NASA Preparing to Deflect Massive Asteroid From Earth Collision
NASA is preparing to deflect the massive asteroid, Bennu, currently set on an Earthbound trajectory for the year 2135. This potential Earth impactor is about 1,600 feet long and may require a nuclear blast to disrupt its course.
The likelihood of Bennu hitting our planet is a 1-in-2700 chance, but when it comes to an asteroid that size, those odds are a bit too close for comfort. In the event of an impact, Bennu, would slam into the planet with 80,000 times the force of the nuclear bomb dropped on Hiroshima.
Depending on where it strikes, Bennu would blow a crater over a mile into the Earth’s crust, causing mega-tsunamis, fires, and likely a nuclear winter. The chances of our species surviving would be slim.
NASA is working proactively to nudge Bennu on a different course, as it gets more difficult to do so, the longer we wait. In conjunction with the National Nuclear Security Administration, NASA is working on a project proposal called HAMMER, the Hypervelocity Asteroid Mitigation Mission, to prevent humanity from sharing the same demise as the dinosaurs.
HAMMER is ideal for knocking large asteroids off course, especially those with a short timeframe for impacting Earth. Sound like the premise of the 1998 Michael Bay blockbuster, Armageddon?
But HAMMER is still just a hypothetical mission, funding for it hasn’t been approved and the use of nuclear weapons is rightfully a sensitive proposition. Scientists must exercise caution when employing nuclear weapons to break up asteroids, as blasting the rock into a multitude of smaller, radioactive meteorites might pose a greater risk.
The alternative to a nuclear armed probe is an “impactor,” like the one NASA used in its 2005 Deep Impact mission that successfully collided with the Tempel 1 comet. An impactor would push the asteroid off course, but this solution is only feasible for smaller asteroids.
In Sept. 2016, NASA deployed the probe, OSIRIS-Rex, to land on the surface of Bennu to collect and return samples to Earth for further study. The probe is scheduled to reach Bennu in August of this year and return to Earth in 2023.

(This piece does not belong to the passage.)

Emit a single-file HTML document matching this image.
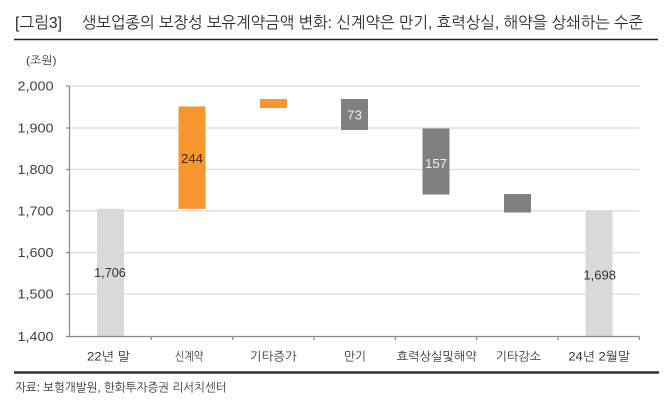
<!DOCTYPE html>
<html><head><meta charset="utf-8"><style>
html,body{margin:0;padding:0;background:#fff;}
svg{display:block;}
text{font-family:"Liberation Sans","NanumGothic","Noto Sans CJK KR",sans-serif;}
</style></head><body>
<svg width="670" height="405" viewBox="0 0 670 405" xmlns="http://www.w3.org/2000/svg">
<rect width="670" height="405" fill="#fff"/>
<!-- title -->
<text x="15" y="28" font-size="16" fill="#2a2a2a" textLength="47" lengthAdjust="spacingAndGlyphs">[그림3]</text>
<text x="81.7" y="28" font-size="16" fill="#2a2a2a" textLength="561.5" lengthAdjust="spacingAndGlyphs">생보업종의 보장성 보유계약금액 변화: 신계약은 만기, 효력상실, 해약을 상쇄하는 수준</text>
<line x1="14" y1="39.5" x2="658" y2="39.5" stroke="#222" stroke-width="1.6"/>
<text x="26" y="64" font-size="11" fill="#404040" textLength="30.5" lengthAdjust="spacingAndGlyphs">(조원)</text>

<!-- gridlines -->
<g stroke="#d9d9d9" stroke-width="1.2">
<line x1="70" y1="86" x2="639.5" y2="86"/>
<line x1="70" y1="128" x2="639.5" y2="128"/>
<line x1="70" y1="169.5" x2="639.5" y2="169.5"/>
<line x1="70" y1="210.8" x2="639.5" y2="210.8"/>
<line x1="70" y1="252.7" x2="639.5" y2="252.7"/>
<line x1="70" y1="294.2" x2="639.5" y2="294.2"/>
</g>

<!-- bars -->
<rect x="97" y="208.8" width="27" height="127.5" fill="#d9d9d9"/>
<rect x="178.5" y="106.5" width="27" height="102.3" fill="#f7962f"/>
<rect x="260" y="99" width="27" height="9" fill="#f7962f"/>
<rect x="341" y="99" width="27" height="31" fill="#808080"/>
<rect x="422.5" y="128.5" width="27" height="66" fill="#808080"/>
<rect x="504" y="194" width="27" height="18.5" fill="#808080"/>
<rect x="585.5" y="210.5" width="27" height="125.8" fill="#d9d9d9"/>

<!-- axes -->
<g stroke="#888" stroke-width="1.2">
<line x1="69.5" y1="86" x2="69.5" y2="336.5"/>
<line x1="66" y1="336.5" x2="639.5" y2="336.5"/>
<line x1="66" y1="86" x2="69.5" y2="86"/>
<line x1="66" y1="128" x2="69.5" y2="128"/>
<line x1="66" y1="169.5" x2="69.5" y2="169.5"/>
<line x1="66" y1="210.8" x2="69.5" y2="210.8"/>
<line x1="66" y1="252.7" x2="69.5" y2="252.7"/>
<line x1="66" y1="294.2" x2="69.5" y2="294.2"/>
<line x1="151.3" y1="336.5" x2="151.3" y2="340"/>
<line x1="232.7" y1="336.5" x2="232.7" y2="340"/>
<line x1="314" y1="336.5" x2="314" y2="340"/>
<line x1="395.3" y1="336.5" x2="395.3" y2="340"/>
<line x1="476.7" y1="336.5" x2="476.7" y2="340"/>
<line x1="558" y1="336.5" x2="558" y2="340"/>
<line x1="639.3" y1="336.5" x2="639.3" y2="340"/>
</g>

<!-- y tick labels -->
<g font-size="13" fill="#404040" text-anchor="end">
<text x="53.5" y="90.5" textLength="36" lengthAdjust="spacingAndGlyphs">2,000</text>
<text x="53.5" y="132.5" textLength="36" lengthAdjust="spacingAndGlyphs">1,900</text>
<text x="53.5" y="174" textLength="36" lengthAdjust="spacingAndGlyphs">1,800</text>
<text x="53.5" y="215.3" textLength="36" lengthAdjust="spacingAndGlyphs">1,700</text>
<text x="53.5" y="257.2" textLength="36" lengthAdjust="spacingAndGlyphs">1,600</text>
<text x="53.5" y="298.7" textLength="36" lengthAdjust="spacingAndGlyphs">1,500</text>
<text x="53.5" y="341" textLength="36" lengthAdjust="spacingAndGlyphs">1,400</text>
</g>

<!-- category labels -->
<g font-size="12" fill="#333" text-anchor="middle">
<text x="108.5" y="360.5" textLength="43" lengthAdjust="spacingAndGlyphs">22년  말</text>
<text x="189" y="360.5" textLength="28.3" lengthAdjust="spacingAndGlyphs">신계약</text>
<text x="273.3" y="360.5" textLength="46.7" lengthAdjust="spacingAndGlyphs">기타증가</text>
<text x="355" y="360.5" textLength="22" lengthAdjust="spacingAndGlyphs">만기</text>
<text x="436.7" y="360.5" textLength="80" lengthAdjust="spacingAndGlyphs">효력상실및해약</text>
<text x="518.3" y="360.5" textLength="45.3" lengthAdjust="spacingAndGlyphs">기타감소</text>
<text x="599.2" y="360.5" textLength="61.7" lengthAdjust="spacingAndGlyphs">24년  2월말</text>
</g>

<!-- data labels -->
<g font-size="13" text-anchor="middle">
<text x="110" y="277" fill="#333" textLength="31.7" lengthAdjust="spacingAndGlyphs">1,706</text>
<text x="192" y="163" fill="#4a2a0a" textLength="22" lengthAdjust="spacingAndGlyphs">244</text>
<text x="354.5" y="119.5" fill="#f0f0f0" textLength="15" lengthAdjust="spacingAndGlyphs">73</text>
<text x="436" y="168" fill="#f0f0f0" textLength="22" lengthAdjust="spacingAndGlyphs">157</text>
<text x="599.7" y="279.5" fill="#333" textLength="32.7" lengthAdjust="spacingAndGlyphs">1,698</text>
</g>

<!-- footer -->
<line x1="14" y1="372.5" x2="659" y2="372.5" stroke="#333" stroke-width="2.4"/>
<text x="15" y="391.5" font-size="12" fill="#333" textLength="211.7" lengthAdjust="spacingAndGlyphs">자료: 보험개발원, 한화투자증권 리서치센터</text>
</svg>
</body></html>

Though Bennu may not hit us for another century or more, planning to mitigate its impact now could save future generations from having to deal with a potential catastrophe at the last minute. Though astrophysicists warn that we face a greater threat from impact by unseen objects.
The interstellar asteroid, Oumuamua, had a similar width as Bennu and wasn’t picked up on our radar until it was already on its way out of the solar system. The Chelyabinsk meteor also snuck under the radar, exploding in Earth’s lower atmosphere in 2013. The meteor exploded before it hit the ground and still injured 1,500 people.
NASA's Curiosity Rover May Have Found Fossils on Mars
For years, theorists have suggested that Mars once contained the necessary requirements to support life. Now, NASA’s Curiosity rover may have finally found indication of this from images showing what appear to be fossilized microbial structures.
Over the past five and a half years, NASA’s Curiosity rover has been mapping and imaging the Martian surface to gain more insight on the dusty planet. In addition to snapping pictures, the nomadic vehicle has been searching for signs of water, while also determining the viability for human colonization.
Scientists know that water once flowed on Mars and have been on a quest to discover whether it still does to this day. Aside from ice caps on the Martian poles, evidence of water in Mars’ past can be seen in dried lake beds, gullies, and what was once a large ocean in the planet’s topography.
In recent images of the Gillespie Lake outcrop, in the Yellowknife Bay area, Curiosity sent back pictures of small stick-like formations in a segment of sedimentary rock. To the untrained eye these formations might not appear to be much, but to a microbiologist who has studied microbially induced sedimentary structures (MISS), the pictures seem to have some profound implications.
Nora Noffke of Old Dominion University in Virgina meticulously compared the photo to instances of MISS on Earth and published a paper that has intrigued scientists at NASA. Though she’s hesitant to make any definitive claims, her paper provides some of the best evidence to date for indications of past lifeforms.
The stick-shaped markings aren’t actually considered to be fossils of microorganisms themselves, but rather fossils of their imprints.
Some have contested that these tubular markings are more likely crystals, rather than the footprint of microorganisms. In either case, the finding shows that the area once consisted of a body of water that had the elements needed to support life.
NASA is planning on sending another rover to Mars in 2020 that is nearly identical to Curiosity, with the goal of strictly searching for signs of previous life. Once collected, samples will be sent back to Earth from a small rocket deployed from the rover.
Scientists have recently found other signs of life on the red planet, including fluctuating levels of methane in the atmosphere. Some have proposed the idea that this gas may be coming from life below the surface.
On Earth, methane is produced from bacteria, primarily in the stomachs of animals and humans. Could there be bacteria, or life containing bacteria, producing that methane below the Martian surface?